Janet, Diane, and I were gathered on the bed. I had on my footy pajamas, and it was warm, and my dad sat on the bed and said our prayers with us. He always ended with, “The Father, the Son, and the Holy Ghost,” no matter how many times we told him it was supposed to be “Holy Spirit.”

And then, we begged.

Please, please, please. Tell us about when you were a bad little boy. Please!

He couldn’t resist. He never could. Most of the stories have faded for me even though I knew them so well back in the day.

Except the one that ended with my dad, the bad little boy, misbehaving and falling into the ocean. He was rescued, of course, by my mom, who had been a mermaid.

We knew it wasn’t true. But I could picture it. My mom could definitely have been a mermaid, and she definitely could’ve saved my dad, and he definitely could’ve been a bad little boy who needed to be rescued.


Janet and I would be in bed, and Stephen would come to say good night to us. But we would beg and beg:

Please tell us stories! Please, please, please please please!

And he would.

Stephen would tell us stories of the school in Billerica with the twins who would sometimes switch places and fool their teachers. The long grass in the playground where the kids would hide when they didn’t want to go in for recess.

Stephen would tell us stories of the tree house he and Michael made. Stories of forts and adventures in the rocks of O’Garden Beach. Stories of Janet getting lost in the upstairs when they first moved into the house in Reading where we lived.

Sometimes Michael would join us and add to the stories.

And sometimes our mom would come up to see why we weren’t asleep yet, and Stephen and Michael would hide so they wouldn’t get in trouble for keeping us up.

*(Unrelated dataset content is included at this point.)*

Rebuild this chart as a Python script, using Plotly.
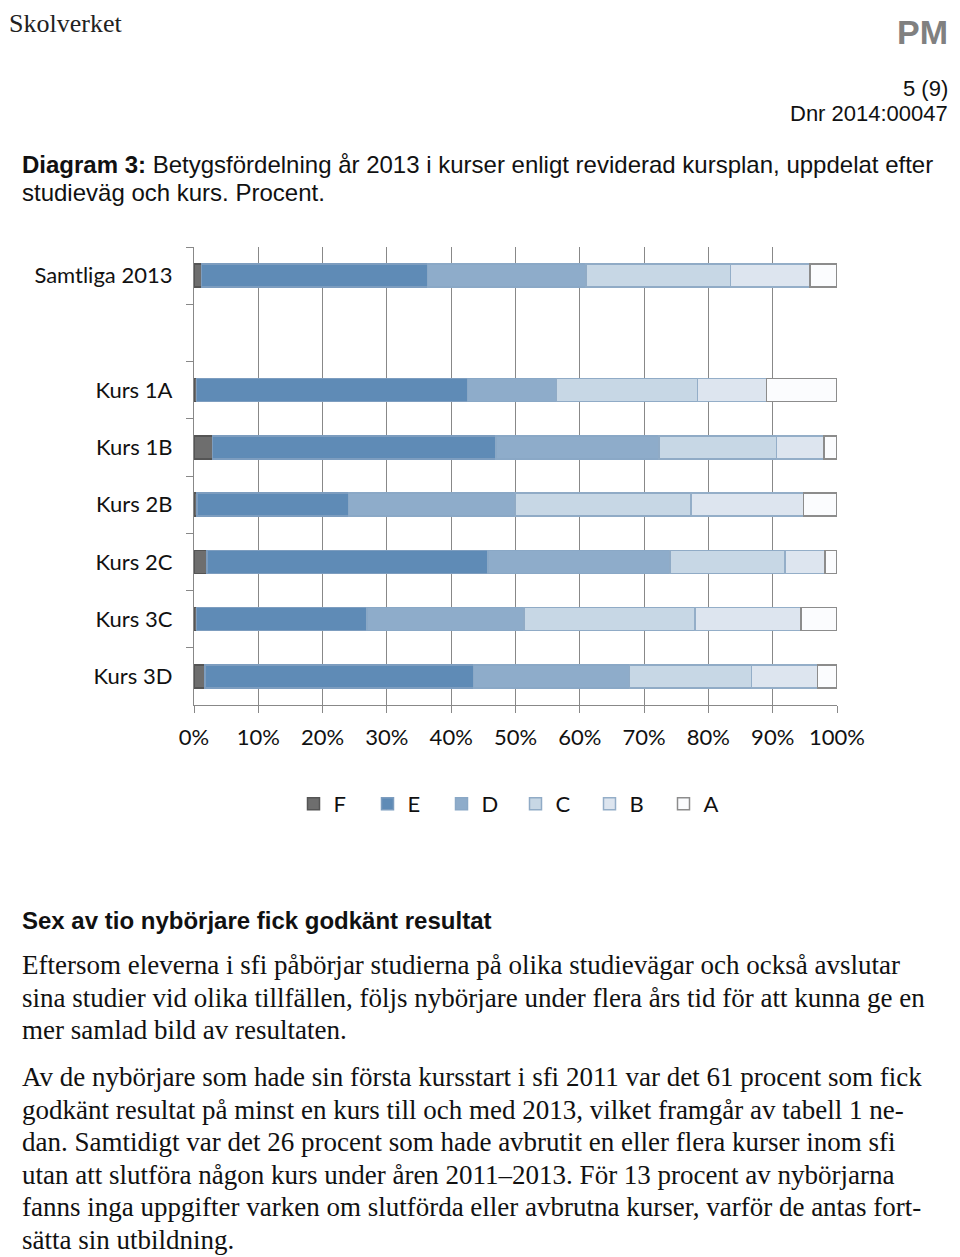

Carole tells stories of each of us. They tend to be funny stories because we are all ridiculous. The time she came home and thought the house was empty, except the music was blaring. Eventually, she found Michael, sitting out on the roof overlooking the lawn while lip-syncing to the pretend crowd in the yard below.

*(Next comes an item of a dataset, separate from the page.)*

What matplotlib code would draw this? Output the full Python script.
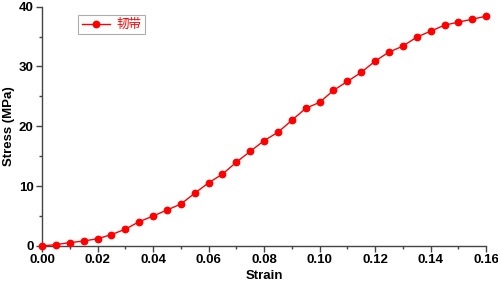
import matplotlib.pyplot as plt
from matplotlib.ticker import MultipleLocator

strain = [0.000, 0.005, 0.010, 0.015, 0.020, 0.025, 0.030, 0.035, 0.040, 0.045,
          0.050, 0.055, 0.060, 0.065, 0.070, 0.075, 0.080, 0.085, 0.090, 0.095,
          0.100, 0.105, 0.110, 0.115, 0.120, 0.125, 0.130, 0.135, 0.140, 0.145,
          0.150, 0.155, 0.160]
stress = [0.0, 0.22, 0.55, 0.83, 1.2, 1.9, 2.8, 4.05, 5.0, 6.0,
          7.0, 8.8, 10.55, 12.0, 14.0, 15.8, 17.6, 19.0, 21.0, 23.0,
          24.0, 26.0, 27.5, 29.0, 30.9, 32.4, 33.4, 34.9, 35.9, 36.9,
          37.4, 37.9, 38.4]
label = "韧带"

plt.rcParams['font.family'] = ['Liberation Sans', 'Noto Sans CJK SC', 'DejaVu Sans']

fig = plt.figure(figsize=(4.98, 2.87), dpi=100)
ax = fig.add_axes([0.0843, 0.143, 0.892, 0.834])

ax.plot(strain, stress, color='#ff0000', linewidth=1.0, marker='o',
        markersize=4.6, clip_on=False, label=label, zorder=3)

ax.set_xlim(0, 0.16)
ax.set_ylim(0, 40)
ax.xaxis.set_major_locator(MultipleLocator(0.02))
ax.xaxis.set_minor_locator(MultipleLocator(0.01))
ax.yaxis.set_major_locator(MultipleLocator(10))
ax.yaxis.set_minor_locator(MultipleLocator(5))
ax.xaxis.set_major_formatter(plt.FormatStrFormatter('%.2f'))

for side in ['top', 'right']:
    ax.spines[side].set_visible(False)
for side in ['left', 'bottom']:
    ax.spines[side].set_color('#444444')
    ax.spines[side].set_linewidth(1.0)

ax.tick_params(which='major', direction='out', length=4, width=1.0, color='#444444',
               labelsize=9.5, pad=2)
ax.tick_params(which='minor', direction='out', length=2.5, width=1.0, color='#444444')
for t in ax.get_xticklabels() + ax.get_yticklabels():
    t.set_fontweight('bold')

ax.set_xlabel("Strain", fontsize=9.5, fontweight='bold', labelpad=3)
ax.set_ylabel("Stress (MPa)", fontsize=9.5, fontweight='bold', labelpad=3)

leg = ax.legend(loc='upper left', bbox_to_anchor=(0.068, 0.99),
                frameon=True, fancybox=False, edgecolor='#999999',
                handlelength=2.3, borderpad=0.25, handletextpad=0.5,
                prop={'family': ['Noto Sans CJK SC'], 'size': 9})
leg.get_frame().set_linewidth(0.8)
for txt in leg.get_texts():
    txt.set_color('#ff0000')

fig.savefig('out.png', dpi=100)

I used to watch Carole get ready for high school every morning. I was small, and I would wake up when she was in the shower. I would leave my bed and slip into hers, and I would talk and talk while she did her make-up and dried her hair. I told her I wanted to be a sandwich-board advertiser when I grew up. We still laugh about it. I had been reading Homer Price. I was young. What can I say?


I tell my kids stories of my childhood. The time my family was on vacation and I didn’t want to go to the Flumes in New Hampshire, so I kicked my dad and he spanked me. Then Diane climbed a rock and refused to come down.

I regretted telling my kids those stories. We took them to the Flumes, and they were terrible. There was no kicking and no spanking, but there was some form of conflict that was no fun that I have since blocked out.

I’ve been better about telling my kids some good stories. The way my mom impressed me when she refused to go to a Sambo’s Restaurant because it was a racist name. The way we always expected my dad to freak out but he didn’t when it really mattered; when one of us was in trouble and needed our parents, they were there.

I don’t know if my kids appreciate me and their dad more because of these stories, but I like the way the stories help me appreciate my parents.


Stories. The idea that each of our stories is intimately attached to so many other stories. The stories that we most often tell are the funny ones or the dramatic ones. But the stories of our families are much bigger, and to some degree we might not share them explicitly but instead they provide a backdrop to our behaviors.

I guess what I’m thinking about is the ways stories are not just a means of understanding who we are; they can also be ways that we hold ourselves back. Maybe some of the stories we tell of ourselves and our families keep us from telling a new story, keep us from shifting the narrative.

That’s where this month’s practice is leading me.

What are the stories I tell of my family? To what degree are these stories healthy, and to what degree are these stories unhealthy?